I never saw anything more beautiful in this world than a woman carrying a child. 

Take a breath, think about how this could resolve, and determine what you're going to accept from him. If he walked back in your door right now would you take him back? 

Take care of the baby. There are multitudes of agencies that are willing and able to help you out, spend some time looking into it.
_Posted via Mobile Device_


----------



## nursemama (May 27, 2012)

I've decided he has to have some sort of mental issue. He's become cold and callous, and very cruel. I initiated separation so it's all my fault he says. I do have family and friends and only thing I know to do now is remove myself from him as much as possible. I cant handle the stress! He chose this in the end and not only is it like a stab to the heart but now he's twisting the knife to make it hurt more. For God's sake I am the woman he married and created a child with and now i'm being treated like dirt. I dont get it.


----------



## momtoboys (Apr 22, 2012)

I know how you feel hun! I've been married for 5 years. My soon to be exhusband kicked me out while 8 months pregnant and was on dating website. He missed the birth of our son and came up to meet him soon after I had him. We reconciled after my son was born. We have been long distance since he kicked me out. Well march 12th he ended things. He has been hot and cold. Trying to sext,sending me nudes etc. We'll last week I found out he has an 18 year old girlfriend and has been with her since march 18th. Ever since I found out about the girlfriend he's been horrible to me

I wouldn't contact him anymore unless you need to. Distance yourself from him.
_Posted via Mobile Device_


----------



## Jellybeans (Mar 8, 2011)

Stop dealing with him. If he wants to carry on w/ his girlfriend, end it with him completely.
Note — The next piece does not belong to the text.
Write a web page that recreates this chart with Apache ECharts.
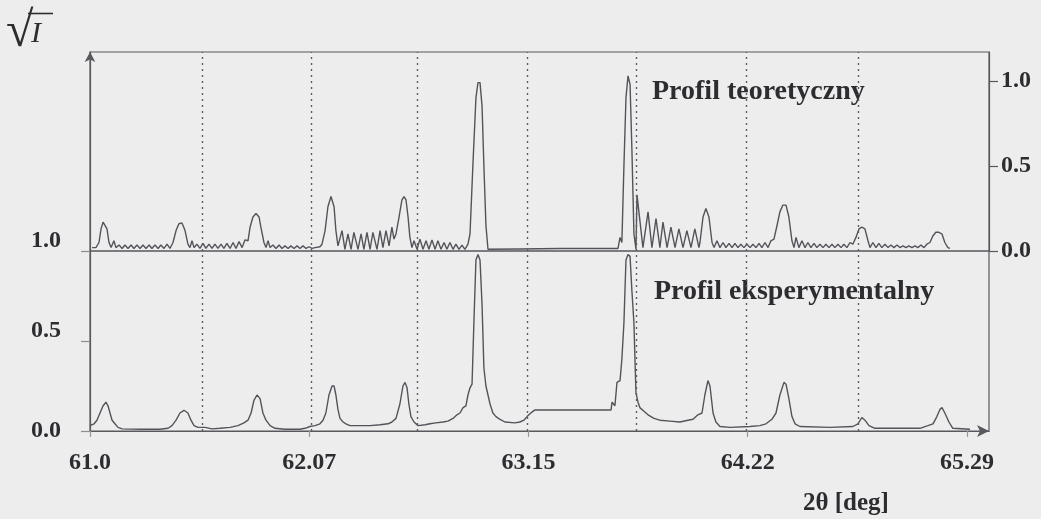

As far as "how to feel?" You should feel livid at the way he is treating you but also relieved to be rid of such a loser.


----------



## survivorwife (May 15, 2012)

nursemama said:


> I've decided he has to have some sort of mental issue. He's become cold and callous, and very cruel. I initiated separation so it's all my fault he says. I do have family and friends and only thing I know to do now is remove myself from him as much as possible. I cant handle the stress! He chose this in the end and not only is it like a stab to the heart but now he's twisting the knife to make it hurt more. For God's sake I am the woman he married and created a child with and now i'm being treated like dirt. I dont get it.


Sadly, I do "get it". He is a narcissist. It's all about him. He is being selfish and his only concern is for himself. I too am living this coldness and cruelty.

In my situation, he cheated on me. Then he refused to leave the marital home, so I played hard ball and left. He said he didn't want me to leave and wanted to remain married, however, after I left, it suddenly becomes "my fault" and he, as the self-proclaimed "injured party" feels justified in playing those cold and heartless mind games.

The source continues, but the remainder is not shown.